I was catching up on the back issues of Wired scattered around my house and there in the September issue (the one with Beck on the cover) I found an article by Charles C. Mann that started out thoughtful but ended up maddening.
The story dissected the threat posed by splogs (and link farms and comment spam and the like) to the vitality of the interactive internet (what some people persist in calling “Web 2.0” –although the New York Times now confusingly says that the “semantic web” is “Web 3.0”!). These are familiar nusiances to blog writers and readers, but the Wired treatment was one of the best general-readership summaries of the problem I had seen. As the article explains:
[S]ploggers and other Web spammers make most of their money by getting viewers to click on ads that run adjacent to their nonsensical text. Web page owners – the spammer, in this case – get paid by the advertiser every time someone clicks on an ad. … Because the ad money is effectively available only to Web sites that appear in the first page or two of search results, spammers devote enormous efforts to gaming Google, Yahoo, and their ilk. Search engines rank Web sites in large part by counting the number of other sites that link to them, assigning higher placement in results to sites popular enough to be referred to by many others. To mimic this popularity, spammers create bogus networks of interconnected sites called link farms.
The story (worth reading despite the serious objection I am about to discuss) reviews various economic and technological approaches for dealing with the problem, particularly captchas and various automated filtering approaches such as Akismet. Author Mann quotes observers like David Sifry of Technorati and WordPress (and Akismet) developer Matt Mullenweg, who (1) acknowledge that there will be a bit of a technological “arms race” against the sploggers but (2) consider that effort to be the price we pay for an open, distributed, interactive, user-centered network — for, in other words, a “generative internet” (an important concept from Jonathan Zittrain that I have discussed here, here, and here).

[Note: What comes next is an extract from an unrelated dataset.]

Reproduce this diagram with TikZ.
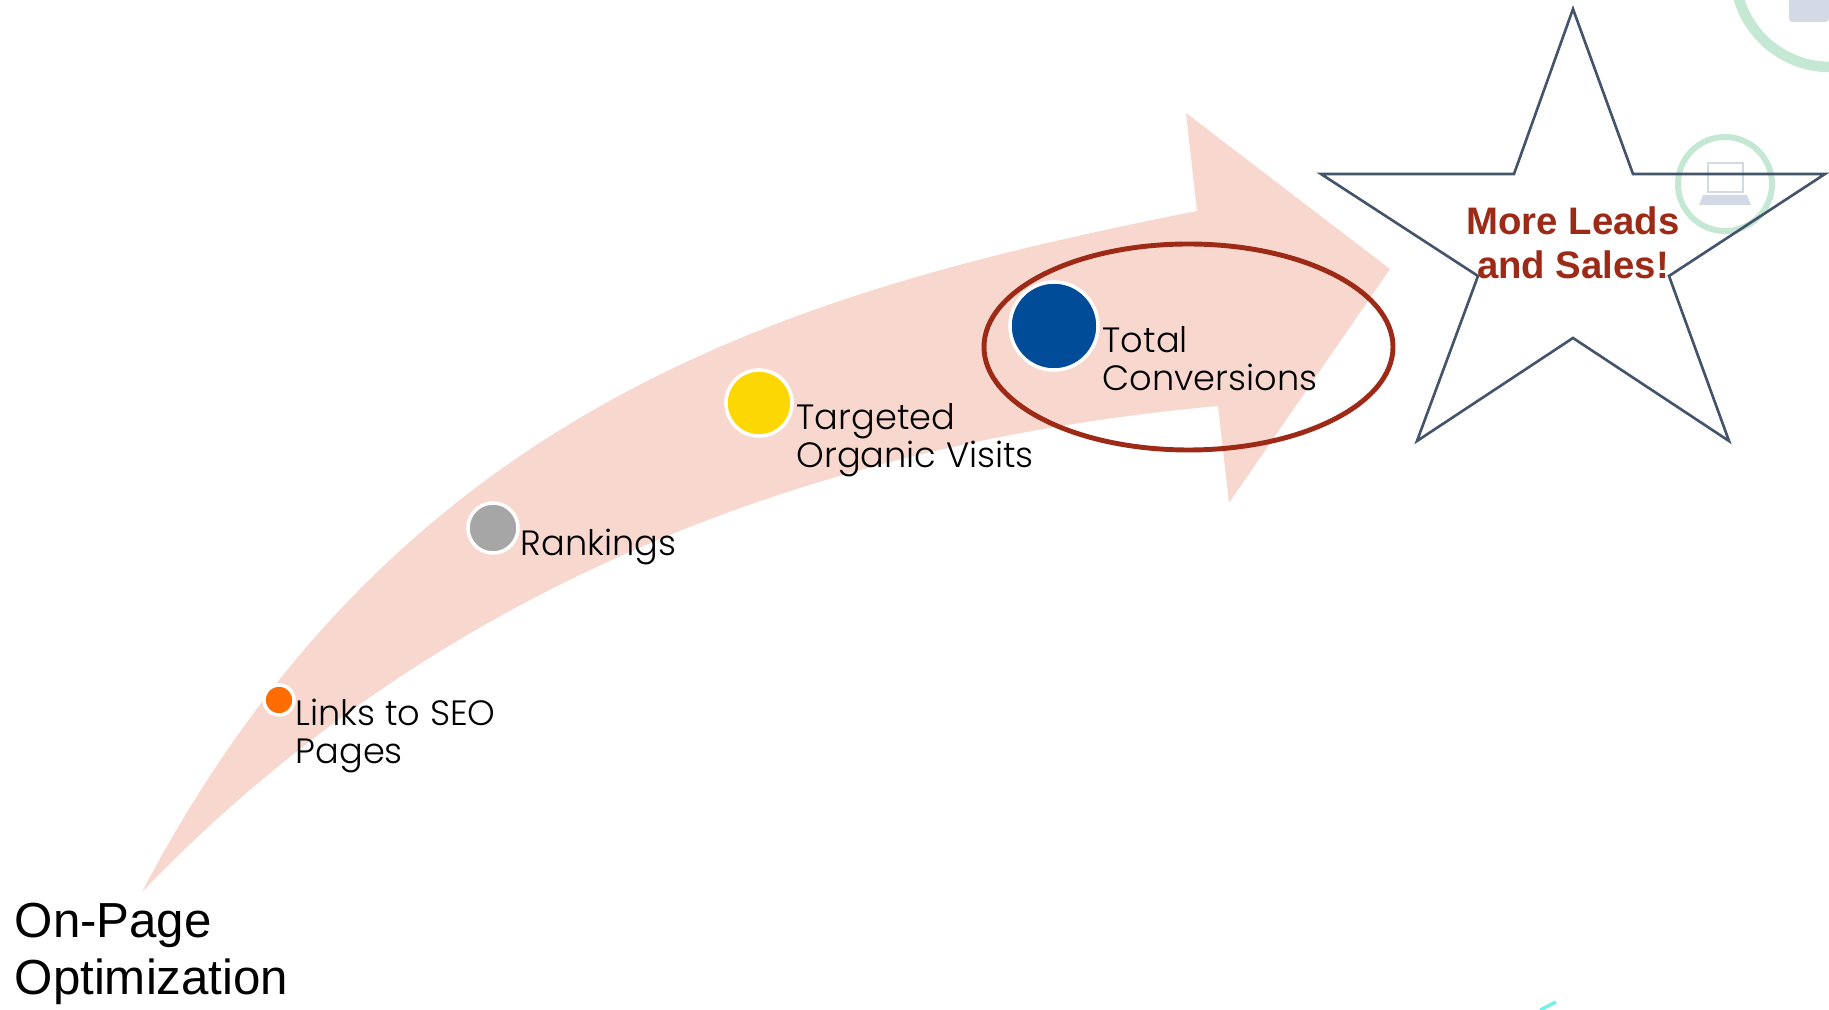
\documentclass[tikz,border=0pt]{standalone}
\usepackage{fontspec}
\setmainfont{Liberation Sans}
\newfontfamily\labelfont{Poppins Light}
\usetikzlibrary{shapes.geometric}
\usetikzlibrary{positioning}
\definecolor{arrowpink}{HTML}{F8D8CE}
\definecolor{rustred}{HTML}{9C2A17}
\definecolor{starblue}{HTML}{44546A}
\definecolor{ringgreen}{HTML}{C4E8D4}
\definecolor{icongrey}{HTML}{D3DAE5}
\tikzset{
dot/.style={circle, draw=white, line width=1pt, inner sep=0pt},
steplabel/.style={anchor=north west, align=left, inner sep=0pt, font=\labelfont\fontsize{10}{10.8}\selectfont},
}
\begin{document}
\begin{tikzpicture}[x=0.01cm, y=-0.01cm]
\useasboundingbox (0,0) rectangle (1829,1010);
% faded icons behind the star
\draw[ringgreen, line width=1.7pt] (1725,184) circle (47);
\draw[ringgreen, line width=3pt] (1830,-28) circle (95);
\draw[icongrey, line width=0.8pt] (1708,163) rectangle (1743,192);
\fill[icongrey] (1703,195) -- (1747,195) -- (1751,205) -- (1699,205) -- cycle;
\fill[icongrey, rounded corners=1pt] (1789,-5) rectangle (1829,22);
\draw[ringgreen!60!cyan, line width=1pt] (1540,1010) -- (1556,1002);
% big arrow
\fill[arrowpink] (142,892) .. controls (400,400) and (800,290) .. (1197,211)
-- (1186,113) -- (1390,269) -- (1229,503) -- (1218,406)
.. controls (900,435) and (480,540) .. (142,892) -- cycle;
% dots
\node[dot, fill=orange!85!red, minimum size=0.3cm] (links) at (279,700) {};
\node[dot, fill=gray!70, minimum size=0.5cm] (rankings) at (493,528) {};
\node[dot, fill=yellow!75!orange, minimum size=0.66cm] (visits) at (759,403) {};
\node[dot, fill=blue!50!cyan!60!black, minimum size=0.88cm] (conversions) at (1054,326) {};
% labels
\node[steplabel] (linkstext) at (295,698) {Links to SEO\\Pages};
\node[steplabel] (rankingstext) at (520,528) {Rankings};
\node[steplabel] (visitstext) at (796,403) {Targeted\\Organic Visits};
\node[steplabel] (conversionstext) at (1102,326) {Total\\Conversions};
\node[anchor=north west, align=left, inner sep=0pt, font=\fontsize{14}{16.3}\selectfont] (start) at (14,902) {On-Page\\Optimization};
% goal
\draw[rustred, line width=1.4pt] (1188.5,347) ellipse (204.5 and 103);
\draw[starblue, line width=0.75pt] (1573,9) -- (1633,174) -- (1825,174) -- (1669,276) -- (1729,441)
-- (1573,338) -- (1417,441) -- (1478,276) -- (1321,174) -- (1514,174) -- cycle;
\node[align=center, inner sep=0pt, text=rustred, font=\bfseries\fontsize{10.9}{12.6}\selectfont] (goal) at (1573,243) {More Leads\\and Sales!};
\end{tikzpicture}
\end{document}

Then, four paragraphs from the end of the not-short article, after all the discussion of these technological fixes, Mann suddenly becomes dispirited and closes with an apparent endorsement of the alternative path laid out by Six Apart executive Anil Dash. According to Dash, “the spammers are too good” and we cannot “muddle through” with such technological fixes. Instead:
Ultimately, [Dash] thinks, “the solution is going to be accountability…” [T]here will have to be some kind of global identifier – an Internet Social Security number, so to speak. Everyone could select a personal URL, he says, such as their blog address. Dash concedes that such global identifiers would alarm privacy activists. But the other solutions are even worse…
“Alarmed” is not quite the word for my reaction when this heretofore sensible discussion about technological fixes concluded abruptly, blithely, and without any exploration, by saying more or less: Oh well, no more online anonymous speech I guess. The End.
There are serious and genuine threats posed by the openness of distributed network architecture. I am not denying those threats. But there also seem to be some pretty good solutions out there, getting better all the time. They are not perfect, but they appear sufficient to allow for much of the functionality we seek. Advocates of mandatory authenticated identity think they have a better solution, but I just don’t see it.
The evident benefits of online anonymity (including pseudonynity) range from matters of life and death (e.g. political dissidents speaking out in repressive regimes) to individual self-expression and communication (e.g. open and frank discussions about sensitive topics such as politics, religion, sex, or health) to convenience and data privacy (e.g. using psudonyms to avoid data mining — or at least direct the resultant marketing to a web mail account maintained for the purpose). These are not to be dismissed lightly.
Maybe — maybe — I might be less “alarmed” if I believed this sort of accountability would really work. But it can represent an improvement over the current arms race only if it is implemented by technology that cannot be gamed by all these devious sploggers and spammers. Leave any scope for remaining anonymous and the bad guys will exploit it. Then we’ll have the same arms race played out with different weapons, while at the same time making anonymity even harder to obtain for average internet users. You have to be skeptical, at the design level, that we can build perfect identity technology any more easily than we can build perfect filtering technology or perfect captchas.
Even more than my disagreement with the substance of the conclusion, though, I was infuriated by its glibness. This was a perfect example of an all-too-typical attitude among certain types of techies. They see anonymity as, at most, a nice extra, but not fundamental to what makes the internet wonderful. At least I could respect a sober analysis of costs and benefits that acknowledges the importance of anonymity. Too often one encounters this sort of gearheaded tunnel vision instead.